Stated goal: Restate the whole listing word for word. Pictures are left out.

[START Data extract]

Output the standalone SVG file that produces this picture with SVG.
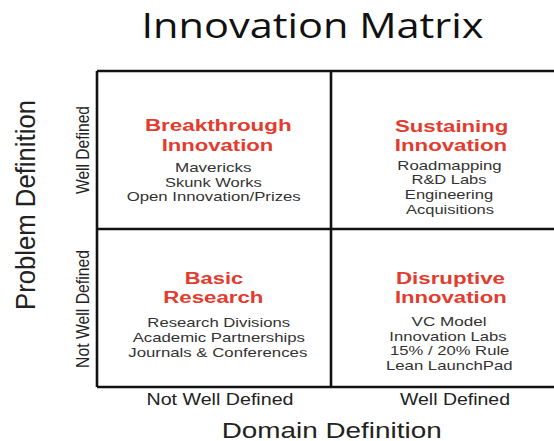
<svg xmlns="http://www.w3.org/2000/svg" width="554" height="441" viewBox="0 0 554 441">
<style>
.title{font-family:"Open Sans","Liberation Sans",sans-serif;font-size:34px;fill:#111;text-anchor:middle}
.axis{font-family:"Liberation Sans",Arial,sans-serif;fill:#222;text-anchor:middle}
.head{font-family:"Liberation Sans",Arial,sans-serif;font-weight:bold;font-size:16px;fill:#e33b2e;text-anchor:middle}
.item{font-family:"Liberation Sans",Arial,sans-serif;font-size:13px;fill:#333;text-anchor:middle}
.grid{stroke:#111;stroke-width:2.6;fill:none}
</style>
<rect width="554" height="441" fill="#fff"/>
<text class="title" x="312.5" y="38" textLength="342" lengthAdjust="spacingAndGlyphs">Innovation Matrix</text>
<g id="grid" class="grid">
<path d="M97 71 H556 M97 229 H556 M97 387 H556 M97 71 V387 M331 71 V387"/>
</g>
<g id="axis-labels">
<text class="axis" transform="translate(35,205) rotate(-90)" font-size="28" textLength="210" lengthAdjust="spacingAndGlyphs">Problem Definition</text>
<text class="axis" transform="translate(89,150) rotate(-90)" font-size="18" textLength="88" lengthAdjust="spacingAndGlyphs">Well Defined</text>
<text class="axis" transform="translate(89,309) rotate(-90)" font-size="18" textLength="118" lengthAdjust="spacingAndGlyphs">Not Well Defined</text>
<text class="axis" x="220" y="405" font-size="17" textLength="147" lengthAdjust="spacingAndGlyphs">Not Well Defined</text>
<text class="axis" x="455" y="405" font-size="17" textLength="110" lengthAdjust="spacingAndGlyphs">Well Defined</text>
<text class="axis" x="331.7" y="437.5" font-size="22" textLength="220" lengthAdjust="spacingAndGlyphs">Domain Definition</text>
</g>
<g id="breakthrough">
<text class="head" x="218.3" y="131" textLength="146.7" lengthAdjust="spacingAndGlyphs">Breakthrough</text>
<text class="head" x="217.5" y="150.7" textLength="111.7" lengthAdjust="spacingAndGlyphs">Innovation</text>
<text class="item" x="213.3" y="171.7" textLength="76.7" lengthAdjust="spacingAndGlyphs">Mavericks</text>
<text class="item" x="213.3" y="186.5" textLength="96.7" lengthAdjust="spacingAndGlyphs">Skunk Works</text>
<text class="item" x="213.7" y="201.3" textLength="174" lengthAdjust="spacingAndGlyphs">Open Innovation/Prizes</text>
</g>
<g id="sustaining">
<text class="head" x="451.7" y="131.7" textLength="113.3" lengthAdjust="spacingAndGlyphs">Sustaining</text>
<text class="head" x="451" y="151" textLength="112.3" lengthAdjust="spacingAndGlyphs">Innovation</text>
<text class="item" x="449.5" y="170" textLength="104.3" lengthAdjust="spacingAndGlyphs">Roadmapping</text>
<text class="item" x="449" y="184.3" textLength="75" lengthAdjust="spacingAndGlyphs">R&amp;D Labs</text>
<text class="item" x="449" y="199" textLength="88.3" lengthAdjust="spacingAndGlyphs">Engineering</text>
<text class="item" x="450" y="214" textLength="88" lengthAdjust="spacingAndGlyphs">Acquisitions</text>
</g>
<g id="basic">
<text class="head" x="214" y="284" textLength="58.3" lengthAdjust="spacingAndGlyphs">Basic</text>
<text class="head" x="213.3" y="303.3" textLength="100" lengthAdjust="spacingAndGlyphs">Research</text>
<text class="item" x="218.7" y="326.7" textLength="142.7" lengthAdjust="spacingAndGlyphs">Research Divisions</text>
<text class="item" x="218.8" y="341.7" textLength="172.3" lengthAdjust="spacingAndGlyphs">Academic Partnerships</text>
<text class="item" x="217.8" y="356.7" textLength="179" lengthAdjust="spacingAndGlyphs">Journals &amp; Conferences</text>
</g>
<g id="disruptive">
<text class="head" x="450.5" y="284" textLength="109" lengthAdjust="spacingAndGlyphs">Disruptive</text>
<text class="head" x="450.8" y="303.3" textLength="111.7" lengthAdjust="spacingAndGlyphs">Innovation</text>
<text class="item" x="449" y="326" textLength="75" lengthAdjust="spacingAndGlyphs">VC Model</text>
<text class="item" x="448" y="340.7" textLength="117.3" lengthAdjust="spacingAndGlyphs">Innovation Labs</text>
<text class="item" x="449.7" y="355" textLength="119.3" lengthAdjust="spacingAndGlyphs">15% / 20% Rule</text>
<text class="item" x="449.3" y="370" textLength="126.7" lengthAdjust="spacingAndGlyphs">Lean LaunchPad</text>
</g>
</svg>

[END Data extract]

In response:
Output the standalone SVG file that produces this picture with SVG.
<svg xmlns="http://www.w3.org/2000/svg" width="554" height="441" viewBox="0 0 554 441">
<style>
.title{font-family:"Open Sans","Liberation Sans",sans-serif;font-size:34px;fill:#111;text-anchor:middle}
.axis{font-family:"Liberation Sans",Arial,sans-serif;fill:#222;text-anchor:middle}
.head{font-family:"Liberation Sans",Arial,sans-serif;font-weight:bold;font-size:16px;fill:#e33b2e;text-anchor:middle}
.item{font-family:"Liberation Sans",Arial,sans-serif;font-size:13px;fill:#333;text-anchor:middle}
.grid{stroke:#111;stroke-width:2.6;fill:none}
</style>
<rect width="554" height="441" fill="#fff"/>
<text class="title" x="312.5" y="38" textLength="342" lengthAdjust="spacingAndGlyphs">Innovation Matrix</text>
<g id="grid" class="grid">
<path d="M97 71 H556 M97 229 H556 M97 387 H556 M97 71 V387 M331 71 V387"/>
</g>
<g id="axis-labels">
<text class="axis" transform="translate(35,205) rotate(-90)" font-size="28" textLength="210" lengthAdjust="spacingAndGlyphs">Problem Definition</text>
<text class="axis" transform="translate(89,150) rotate(-90)" font-size="18" textLength="88" lengthAdjust="spacingAndGlyphs">Well Defined</text>
<text class="axis" transform="translate(89,309) rotate(-90)" font-size="18" textLength="118" lengthAdjust="spacingAndGlyphs">Not Well Defined</text>
<text class="axis" x="220" y="405" font-size="17" textLength="147" lengthAdjust="spacingAndGlyphs">Not Well Defined</text>
<text class="axis" x="455" y="405" font-size="17" textLength="110" lengthAdjust="spacingAndGlyphs">Well Defined</text>
<text class="axis" x="331.7" y="437.5" font-size="22" textLength="220" lengthAdjust="spacingAndGlyphs">Domain Definition</text>
</g>
<g id="breakthrough">
<text class="head" x="218.3" y="131" textLength="146.7" lengthAdjust="spacingAndGlyphs">Breakthrough</text>
<text class="head" x="217.5" y="150.7" textLength="111.7" lengthAdjust="spacingAndGlyphs">Innovation</text>
<text class="item" x="213.3" y="171.7" textLength="76.7" lengthAdjust="spacingAndGlyphs">Mavericks</text>
<text class="item" x="213.3" y="186.5" textLength="96.7" lengthAdjust="spacingAndGlyphs">Skunk Works</text>
<text class="item" x="213.7" y="201.3" textLength="174" lengthAdjust="spacingAndGlyphs">Open Innovation/Prizes</text>
</g>
<g id="sustaining">
<text class="head" x="451.7" y="131.7" textLength="113.3" lengthAdjust="spacingAndGlyphs">Sustaining</text>
<text class="head" x="451" y="151" textLength="112.3" lengthAdjust="spacingAndGlyphs">Innovation</text>
<text class="item" x="449.5" y="170" textLength="104.3" lengthAdjust="spacingAndGlyphs">Roadmapping</text>
<text class="item" x="449" y="184.3" textLength="75" lengthAdjust="spacingAndGlyphs">R&amp;D Labs</text>
<text class="item" x="449" y="199" textLength="88.3" lengthAdjust="spacingAndGlyphs">Engineering</text>
<text class="item" x="450" y="214" textLength="88" lengthAdjust="spacingAndGlyphs">Acquisitions</text>
</g>
<g id="basic">
<text class="head" x="214" y="284" textLength="58.3" lengthAdjust="spacingAndGlyphs">Basic</text>
<text class="head" x="213.3" y="303.3" textLength="100" lengthAdjust="spacingAndGlyphs">Research</text>
<text class="item" x="218.7" y="326.7" textLength="142.7" lengthAdjust="spacingAndGlyphs">Research Divisions</text>
<text class="item" x="218.8" y="341.7" textLength="172.3" lengthAdjust="spacingAndGlyphs">Academic Partnerships</text>
<text class="item" x="217.8" y="356.7" textLength="179" lengthAdjust="spacingAndGlyphs">Journals &amp; Conferences</text>
</g>
<g id="disruptive">
<text class="head" x="450.5" y="284" textLength="109" lengthAdjust="spacingAndGlyphs">Disruptive</text>
<text class="head" x="450.8" y="303.3" textLength="111.7" lengthAdjust="spacingAndGlyphs">Innovation</text>
<text class="item" x="449" y="326" textLength="75" lengthAdjust="spacingAndGlyphs">VC Model</text>
<text class="item" x="448" y="340.7" textLength="117.3" lengthAdjust="spacingAndGlyphs">Innovation Labs</text>
<text class="item" x="449.7" y="355" textLength="119.3" lengthAdjust="spacingAndGlyphs">15% / 20% Rule</text>
<text class="item" x="449.3" y="370" textLength="126.7" lengthAdjust="spacingAndGlyphs">Lean LaunchPad</text>
</g>
</svg>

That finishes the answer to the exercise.